Google Feedburner - Buzzboost

Google Feedburner - Buzzboost

One thing I discovered though is that the iStock RSS feed for your recent images only allows you to display 10 recent images. Therefore even if you set the “number of items to display” to 20, you will still only see 10 images as this is what iStock provides.

Once you have chosen your settings, hit activate. Feedburner has now generated some code which you can copy and paste into your blog or HTML. You will also be able to see a preview of your brand new image feed.

Once you have copied and pasted this code into the HTML of your website or blog, you can then style it using CSS. The feed has various classes and ID’s associated with it to help you to style it as you wish.  If you’re not too familiar with CSS styling, you can check out a guide here. Just a warning though, if coding isn’t your thing, then it may be best to get someone who knows how to code CSS to help you style it as you wish.

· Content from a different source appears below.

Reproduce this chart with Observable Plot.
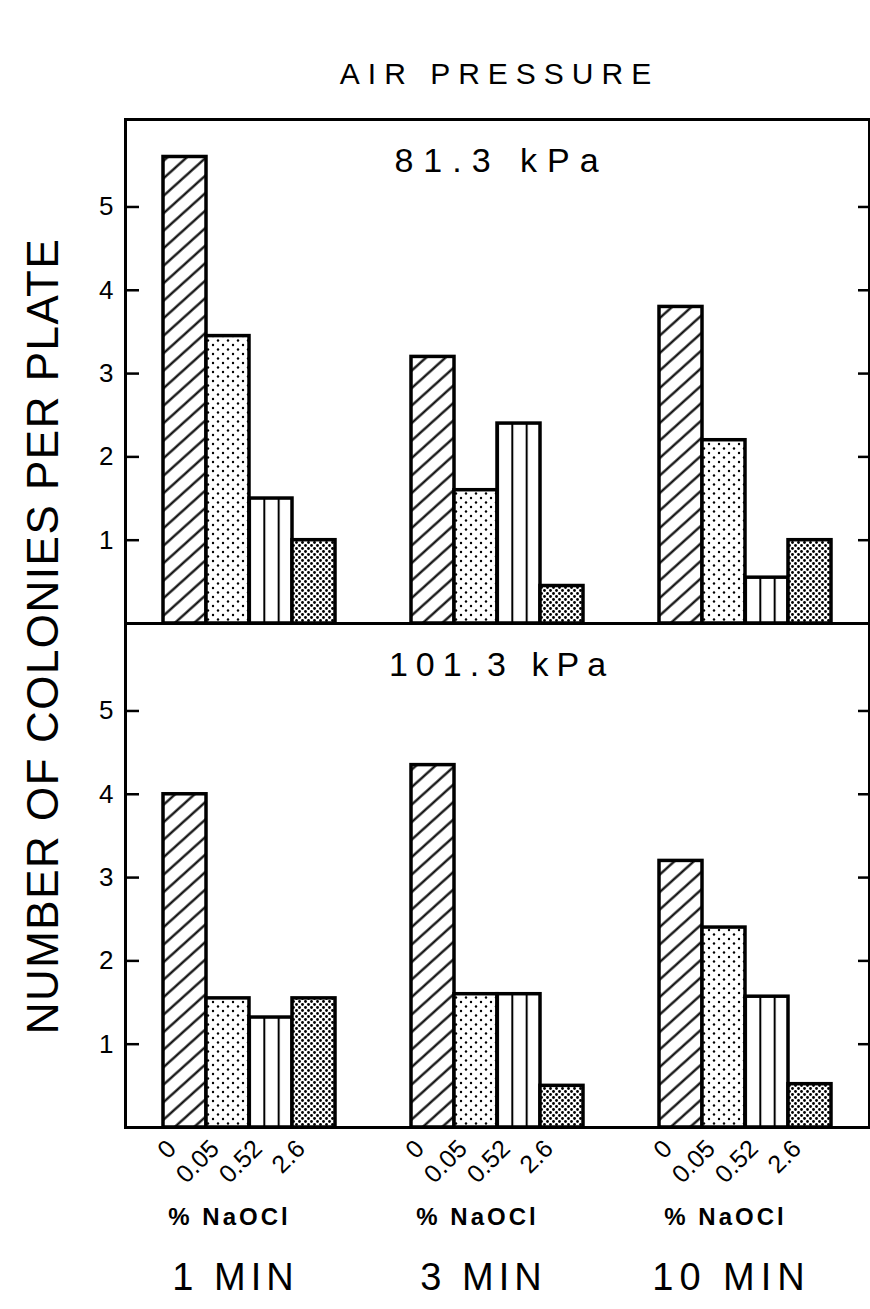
<!DOCTYPE html>
<html><head><meta charset="utf-8">
<script src="https://cdn.jsdelivr.net/npm/d3@7"></script>
<script src="https://cdn.jsdelivr.net/npm/@observablehq/plot@0.6"></script>
<style>
body{margin:0;background:#fff;}
#chart{width:870px;height:1309px;}
</style></head><body><div id="chart"></div>
<script>
const durations = ["1 MIN", "3 MIN", "10 MIN"];
const concentrations = ["0", "0.05", "0.52", "2.6"];
const pressures = ["81.3 kPa", "101.3 kPa"];
const yTicks = [1, 2, 3, 4, 5];
// colonies per plate, in concentration order (0, 0.05, 0.52, 2.6 % NaOCl)
const kPa81_1min = [5.6, 3.45, 1.5, 1.0];
const kPa81_3min = [3.2, 1.6, 2.4, 0.45];
const kPa81_10min = [3.8, 2.2, 0.55, 1.0];
const kPa101_1min = [4.0, 1.55, 1.32, 1.55];
const kPa101_3min = [4.35, 1.6, 1.6, 0.5];
const kPa101_10min = [3.2, 2.4, 1.57, 0.52];

const series = [
  ["81.3 kPa", "1 MIN", kPa81_1min], ["81.3 kPa", "3 MIN", kPa81_3min], ["81.3 kPa", "10 MIN", kPa81_10min],
  ["101.3 kPa", "1 MIN", kPa101_1min], ["101.3 kPa", "3 MIN", kPa101_3min], ["101.3 kPa", "10 MIN", kPa101_10min]
];
const table = series.flatMap(([pressure, duration, vals]) =>
  vals.map((value, i) => ({pressure, duration, conc: concentrations[i], value})));

const fills = {"0": "url(#hatch)", "0.05": "url(#dots)", "0.52": "url(#vlines)", "2.6": "url(#densedots)"};
const font = "'Liberation Sans', Arial, Helvetica, sans-serif";

const chart = Plot.plot({
  width: 870, height: 1309,
  marginTop: 118, marginBottom: 182, marginLeft: 124, marginRight: 1,
  style: {fontFamily: font, color: "black", background: "white"},
  fx: {domain: durations, padding: 0, axis: null},
  fy: {domain: pressures, padding: 0, axis: null},
  x: {domain: concentrations, paddingInner: 0, paddingOuter: 0.88, axis: null},
  y: {domain: [0, 6.05], axis: null},
  marks: [
    Plot.barY(table, {fx: "duration", fy: "pressure", x: "conc", y: "value",
      fill: d => fills[d.conc], stroke: "black", strokeWidth: 3.5}),
    Plot.ruleY([0], {strokeWidth: 3}),
    Plot.frame({anchor: "top", facetAnchor: "top", strokeWidth: 3}),
    Plot.frame({anchor: "left", facetAnchor: "left", strokeWidth: 3}),
    Plot.frame({anchor: "right", facetAnchor: "right", strokeWidth: 3}),
    Plot.axisY({anchor: "left", ticks: yTicks, tickSize: -14, tickPadding: 26, tickFormat: d => String(d),
      fontSize: 26, strokeWidth: 2.5, label: null}),
    Plot.axisY({anchor: "right", ticks: yTicks, tickSize: -12, tickFormat: () => "",
      strokeWidth: 2.5, label: null}),
    Plot.axisX({anchor: "bottom", tickSize: 0, tickPadding: 17, rotate: -45, textAnchor: "end",
      lineAnchor: "middle", fontSize: 25, dx: -13, label: null}),
    Plot.text(pressures, {fy: d => d, fx: () => "3 MIN", text: d => d, frameAnchor: "top",
      lineAnchor: "middle", dy: 42, dx: 4, fontSize: 34}),
    Plot.text(["AIR PRESSURE"], {fx: () => "3 MIN", fy: () => "81.3 kPa", text: d => d,
      frameAnchor: "top", lineAnchor: "middle", dy: -45, dx: 2, fontSize: 30}),
    Plot.text(durations, {fx: d => d, fy: () => "101.3 kPa", text: () => "% NaOCl",
      frameAnchor: "bottom", lineAnchor: "middle", dx: -20, dy: 90, fontSize: 24, fontWeight: "bold"}),
    Plot.text(durations, {fx: d => d, fy: () => "101.3 kPa", text: d => d,
      frameAnchor: "bottom", lineAnchor: "middle", dx: -14, dy: 150, fontSize: 38})
  ]
});

document.getElementById("chart").appendChild(chart);

const svg = d3.select(chart);
const defs = svg.insert("defs", ":first-child");
const h = defs.append("pattern").attr("id", "hatch").attr("patternUnits", "userSpaceOnUse")
  .attr("width", 13).attr("height", 13).attr("patternTransform", "rotate(-42)");
h.append("rect").attr("width", 13).attr("height", 13).attr("fill", "white");
h.append("line").attr("x1", -1).attr("x2", 14).attr("y1", 6.5).attr("y2", 6.5)
  .attr("stroke", "black").attr("stroke-width", 2.2);

const dt = defs.append("pattern").attr("id", "dots").attr("patternUnits", "userSpaceOnUse")
  .attr("width", 10).attr("height", 9);
dt.append("rect").attr("width", 10).attr("height", 9).attr("fill", "white");
[[2, 2], [7, 6.5]].forEach(([cx, cy]) => dt.append("circle").attr("cx", cx).attr("cy", cy).attr("r", 1.2).attr("fill", "black"));

const dd = defs.append("pattern").attr("id", "densedots").attr("patternUnits", "userSpaceOnUse")
  .attr("width", 6).attr("height", 6);
dd.append("rect").attr("width", 6).attr("height", 6).attr("fill", "white");
[[1.5, 1.5], [4.5, 4.5]].forEach(([cx, cy]) => dd.append("circle").attr("cx", cx).attr("cy", cy).attr("r", 1.4).attr("fill", "black"));

const vl = defs.append("pattern").attr("id", "vlines").attr("patternUnits", "objectBoundingBox")
  .attr("width", 1 / 3).attr("height", 1);
vl.append("rect").attr("width", 200).attr("height", 3000).attr("fill", "white");
vl.append("line").attr("x1", 0).attr("x2", 0).attr("y1", 0).attr("y2", 3000)
  .attr("stroke", "black").attr("stroke-width", 4);

const spacing = {"81.3 kPa": 10, "101.3 kPa": 8, "AIR PRESSURE": 8, "% NaOCl": 3,
  "1 MIN": 5, "3 MIN": 5, "10 MIN": 6};
svg.selectAll("text").each(function () {
  const t = this.textContent;
  const s = spacing[t];
  if (s) this.setAttribute("letter-spacing", s);
});

svg.append("text")
  .attr("transform", "translate(42,636) rotate(-90)")
  .attr("text-anchor", "middle").attr("dominant-baseline", "central")
  .attr("font-family", font).attr("font-size", 44).attr("letter-spacing", 1.5)
  .text("NUMBER OF COLONIES PER PLATE");
</script></body></html>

3. See how many people are clicking on your feed links

This step is nice and easy. Once you’ve set everything up in Google Feedburner, don’t forget to log back into Feedburner regularly and click on the “Analyze” tab. Here you can see how many people are viewing your feed.

So basically, in a nutshell, that’s how you can use Google Feedburner to help you implement an RSS feed of your latest iStockphoto images into your website or blog.

If you’d like to see this solution in action, you can check out how I implemented it on my website by navigating to my iStockphoto page.

This information is a guide only and provided “as is”. Hopefully this will help you get your own iStock feed on your website. Good luck!